For a burst of west African summertime in the depths of a British winter, head to Malick Sidibé: the Eye of Modern Mali
(extended until 26 February) at Somerset House
. The first UK show dedicated to the photographer of Bamako’s youth culture opened during the 1:54 Contemporary African Art Fair in October—six months after his death at the age of 80. Sidibé’s original black-and-white prints from the 1960s and 1970s feel as fresh as ever, capturing stylish teens in nightclub dances, swimming parties on the river Niger and portrait sessions at his own Studio Malick, where “often it was like a party”.
Forget virtual reality, one of the biggest trends of 2016 has been the rise of ceramics. From Betty Woodman to Gillian Lowndes, artists working with clay have been ubiquitous this year, but few names are as synonymous with the humble medium as Ken Price. The first major UK show since the 1970s, Ken Price: a Survey of Sculptures and Drawings, 1959–2006
(until 4 February), fills Hauser & Wirth
’s two Mayfair spaces, bringing together the late artist’s bulbous ceramics with his lesser-known works on paper. A surprise hit are Price’s drawings of Los Angeles that fuse Japanese prints with Pop art.

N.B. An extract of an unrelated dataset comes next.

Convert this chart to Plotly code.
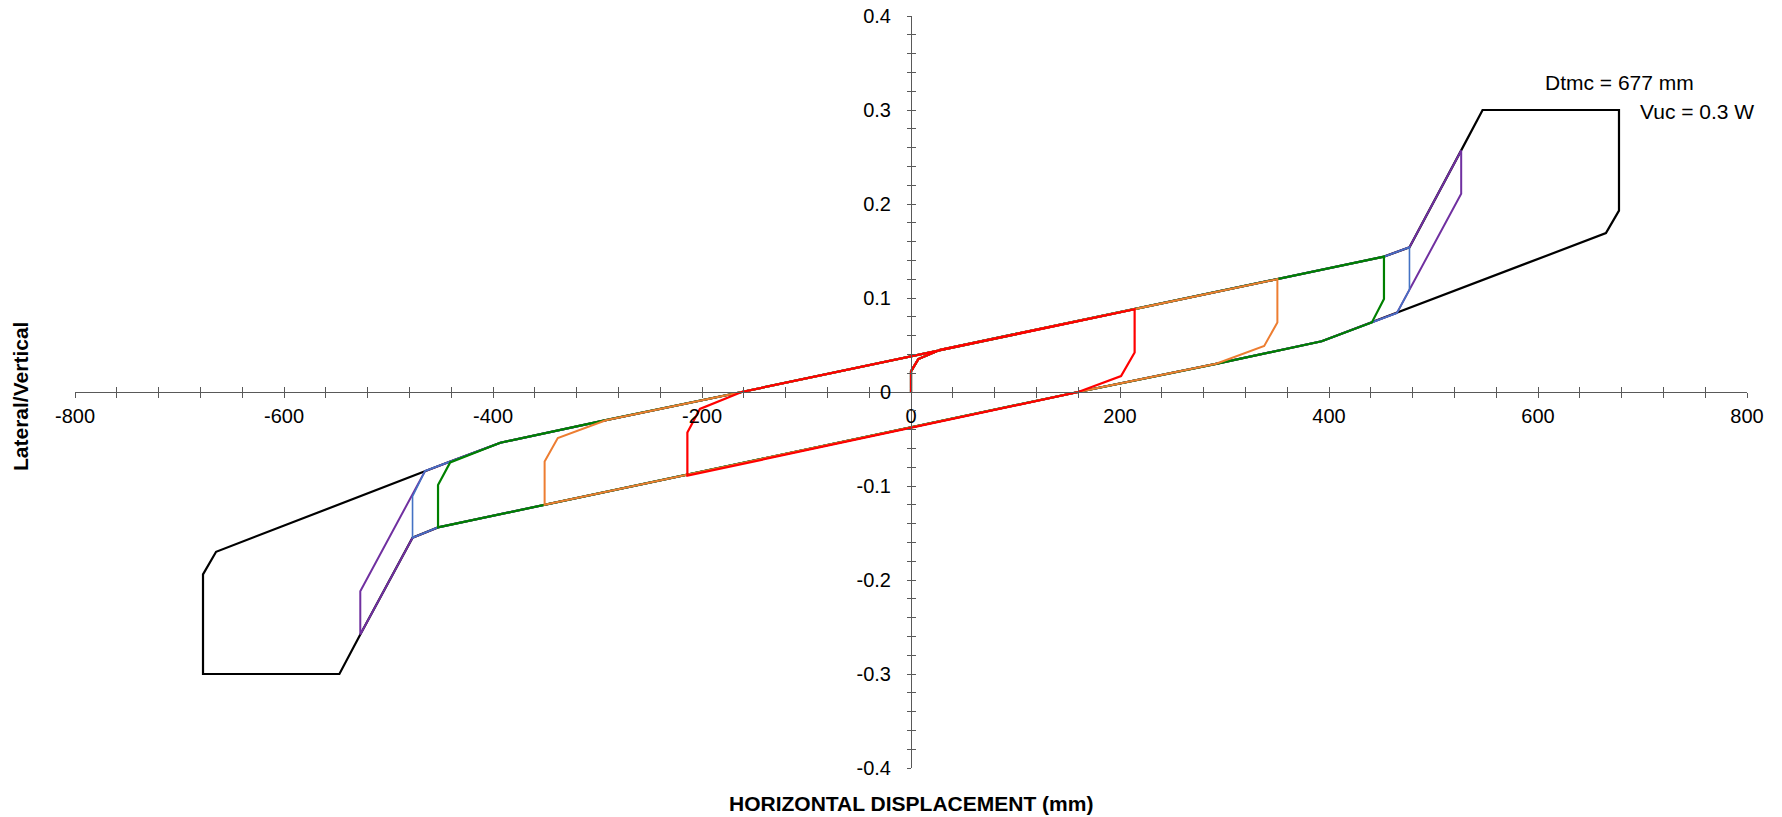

The British artist Maggi Hambling is probably better known for her slightly kitsch public sculptures—such as a coffin-shaped bench featuring the distorted face of Oscar Wilde close to London’s Trafalgar Square—than her drawing. Maggi Hambling: Touch, Works on Paper
(until 29 January) at the British Museum
is a show of 40 drawings and prints, which includes early student drawings and etchings, as well as works that have never been exhibited before. Featuring the famous faces of the artist and critic John Berger and the actor Stephen Fry, a highlight of the show is the striking ink drawing of a rhinoceros, which Hambling made when she was 17 and considers “her first portrait”.